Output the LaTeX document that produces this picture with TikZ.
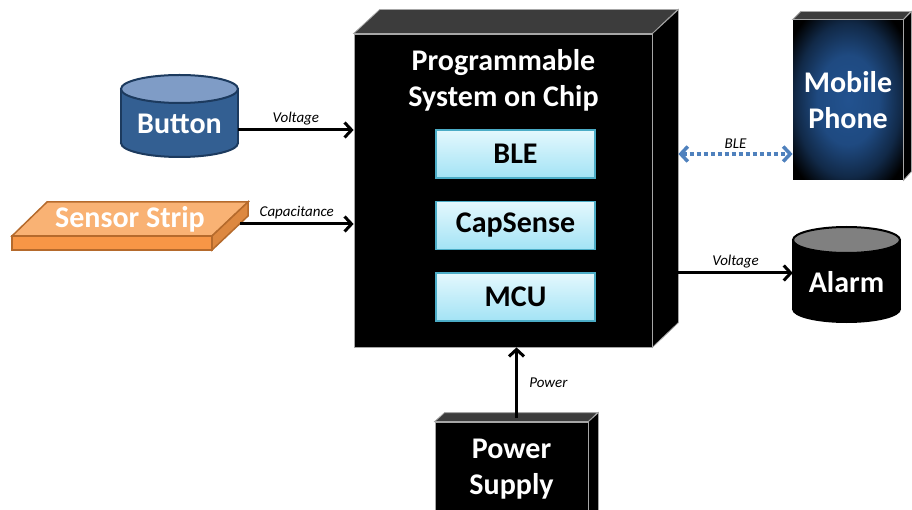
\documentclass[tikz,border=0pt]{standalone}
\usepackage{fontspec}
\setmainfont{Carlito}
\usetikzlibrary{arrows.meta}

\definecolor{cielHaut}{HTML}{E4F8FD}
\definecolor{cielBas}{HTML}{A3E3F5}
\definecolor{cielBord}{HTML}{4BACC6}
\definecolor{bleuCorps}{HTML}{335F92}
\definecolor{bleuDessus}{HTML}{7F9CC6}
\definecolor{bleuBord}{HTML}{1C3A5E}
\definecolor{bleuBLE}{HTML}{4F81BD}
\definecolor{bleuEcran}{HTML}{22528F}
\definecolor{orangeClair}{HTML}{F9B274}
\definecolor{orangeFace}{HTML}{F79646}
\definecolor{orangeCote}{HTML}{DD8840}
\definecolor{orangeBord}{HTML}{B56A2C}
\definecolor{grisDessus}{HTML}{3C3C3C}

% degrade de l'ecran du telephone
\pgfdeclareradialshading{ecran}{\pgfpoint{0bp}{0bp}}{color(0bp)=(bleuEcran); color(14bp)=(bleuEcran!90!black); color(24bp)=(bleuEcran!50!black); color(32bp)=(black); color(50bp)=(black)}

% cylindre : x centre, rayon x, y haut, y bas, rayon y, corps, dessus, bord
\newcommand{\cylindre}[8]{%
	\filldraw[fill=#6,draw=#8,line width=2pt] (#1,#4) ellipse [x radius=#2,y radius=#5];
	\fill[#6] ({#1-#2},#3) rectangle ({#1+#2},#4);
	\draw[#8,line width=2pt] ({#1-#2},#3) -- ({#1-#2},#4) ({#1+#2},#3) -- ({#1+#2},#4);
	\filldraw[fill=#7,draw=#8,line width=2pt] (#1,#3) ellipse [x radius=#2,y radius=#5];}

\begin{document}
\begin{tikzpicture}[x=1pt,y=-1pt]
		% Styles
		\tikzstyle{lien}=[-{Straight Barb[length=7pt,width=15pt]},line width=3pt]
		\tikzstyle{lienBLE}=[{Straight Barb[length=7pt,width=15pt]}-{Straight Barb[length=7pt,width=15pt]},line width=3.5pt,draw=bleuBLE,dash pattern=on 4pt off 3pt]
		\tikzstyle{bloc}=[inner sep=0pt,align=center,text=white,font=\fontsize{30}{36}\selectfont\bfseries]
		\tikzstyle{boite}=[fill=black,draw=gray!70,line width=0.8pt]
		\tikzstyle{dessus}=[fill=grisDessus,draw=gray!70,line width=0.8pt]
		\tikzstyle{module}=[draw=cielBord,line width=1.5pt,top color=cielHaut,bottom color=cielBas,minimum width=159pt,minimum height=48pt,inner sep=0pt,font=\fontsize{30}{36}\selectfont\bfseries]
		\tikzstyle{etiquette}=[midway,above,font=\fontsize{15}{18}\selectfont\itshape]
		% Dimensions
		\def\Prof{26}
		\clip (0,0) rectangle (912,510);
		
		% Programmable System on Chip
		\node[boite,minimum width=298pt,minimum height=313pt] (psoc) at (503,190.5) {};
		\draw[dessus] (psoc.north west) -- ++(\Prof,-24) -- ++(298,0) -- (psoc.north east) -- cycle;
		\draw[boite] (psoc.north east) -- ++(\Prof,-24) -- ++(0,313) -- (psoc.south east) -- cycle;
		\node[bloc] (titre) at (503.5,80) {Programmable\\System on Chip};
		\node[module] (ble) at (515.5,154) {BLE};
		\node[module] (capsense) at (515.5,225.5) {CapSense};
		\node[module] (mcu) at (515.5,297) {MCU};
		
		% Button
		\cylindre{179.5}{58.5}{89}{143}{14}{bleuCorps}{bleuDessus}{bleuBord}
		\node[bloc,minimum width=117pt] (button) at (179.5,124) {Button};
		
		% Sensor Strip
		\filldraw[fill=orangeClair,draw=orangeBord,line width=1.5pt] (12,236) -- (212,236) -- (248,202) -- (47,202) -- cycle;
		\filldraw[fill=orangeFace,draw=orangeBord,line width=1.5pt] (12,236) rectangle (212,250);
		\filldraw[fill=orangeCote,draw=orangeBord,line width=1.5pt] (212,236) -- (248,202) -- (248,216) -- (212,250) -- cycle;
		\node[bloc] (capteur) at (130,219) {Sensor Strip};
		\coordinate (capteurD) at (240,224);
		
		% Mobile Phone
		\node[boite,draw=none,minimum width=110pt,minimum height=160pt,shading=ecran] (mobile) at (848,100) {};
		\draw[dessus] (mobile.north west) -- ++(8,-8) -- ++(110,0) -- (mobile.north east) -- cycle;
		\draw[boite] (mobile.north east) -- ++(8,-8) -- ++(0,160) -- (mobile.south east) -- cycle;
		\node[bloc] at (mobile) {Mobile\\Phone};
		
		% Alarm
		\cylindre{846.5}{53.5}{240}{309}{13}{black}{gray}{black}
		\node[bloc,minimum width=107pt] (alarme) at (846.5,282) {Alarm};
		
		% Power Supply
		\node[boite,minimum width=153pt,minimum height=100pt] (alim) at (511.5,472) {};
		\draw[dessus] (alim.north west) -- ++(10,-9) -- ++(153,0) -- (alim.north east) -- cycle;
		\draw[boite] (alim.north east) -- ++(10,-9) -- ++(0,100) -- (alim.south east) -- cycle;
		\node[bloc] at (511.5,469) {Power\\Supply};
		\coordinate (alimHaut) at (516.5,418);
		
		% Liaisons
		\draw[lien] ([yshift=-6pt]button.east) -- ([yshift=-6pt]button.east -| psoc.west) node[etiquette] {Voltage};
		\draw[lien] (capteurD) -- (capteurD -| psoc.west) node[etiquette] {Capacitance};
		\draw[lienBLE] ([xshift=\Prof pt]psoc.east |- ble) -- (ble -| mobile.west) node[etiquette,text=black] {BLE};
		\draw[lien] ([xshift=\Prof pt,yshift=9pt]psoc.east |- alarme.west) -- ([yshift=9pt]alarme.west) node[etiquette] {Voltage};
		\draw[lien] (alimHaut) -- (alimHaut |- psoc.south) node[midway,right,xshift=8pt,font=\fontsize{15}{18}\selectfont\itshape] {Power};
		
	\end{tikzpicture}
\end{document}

==================================================

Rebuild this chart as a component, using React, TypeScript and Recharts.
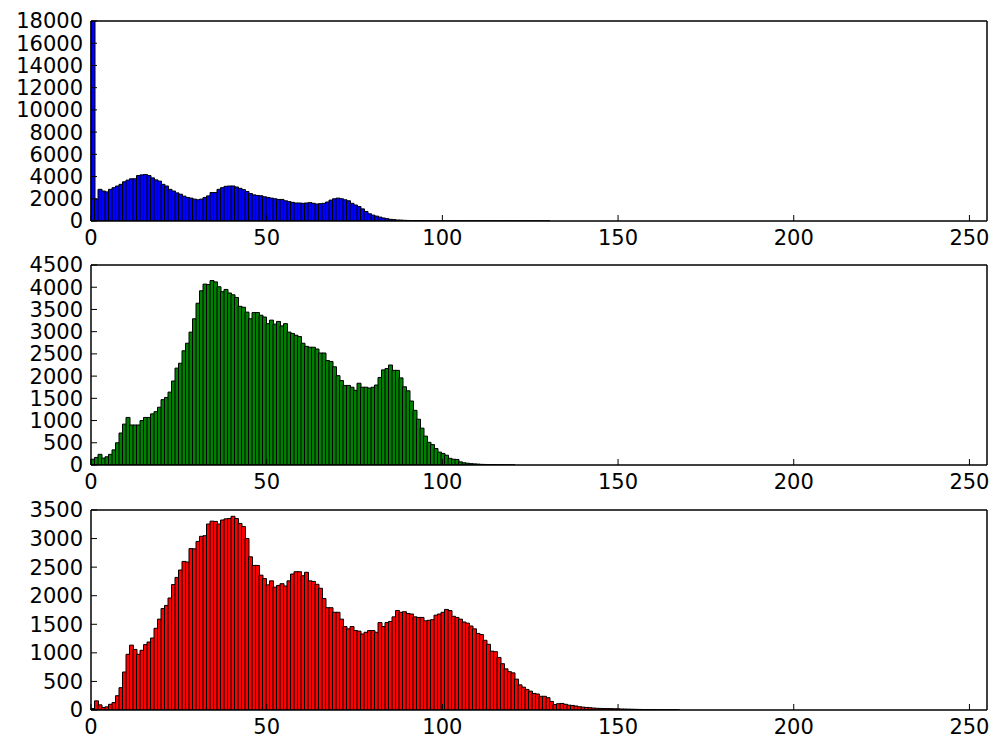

==================================================

Copy out each line of the records that holds the string "this".

Output the LaTeX document that produces this picture with TikZ.
Rebuild this chart as a component, using React, TypeScript and Recharts.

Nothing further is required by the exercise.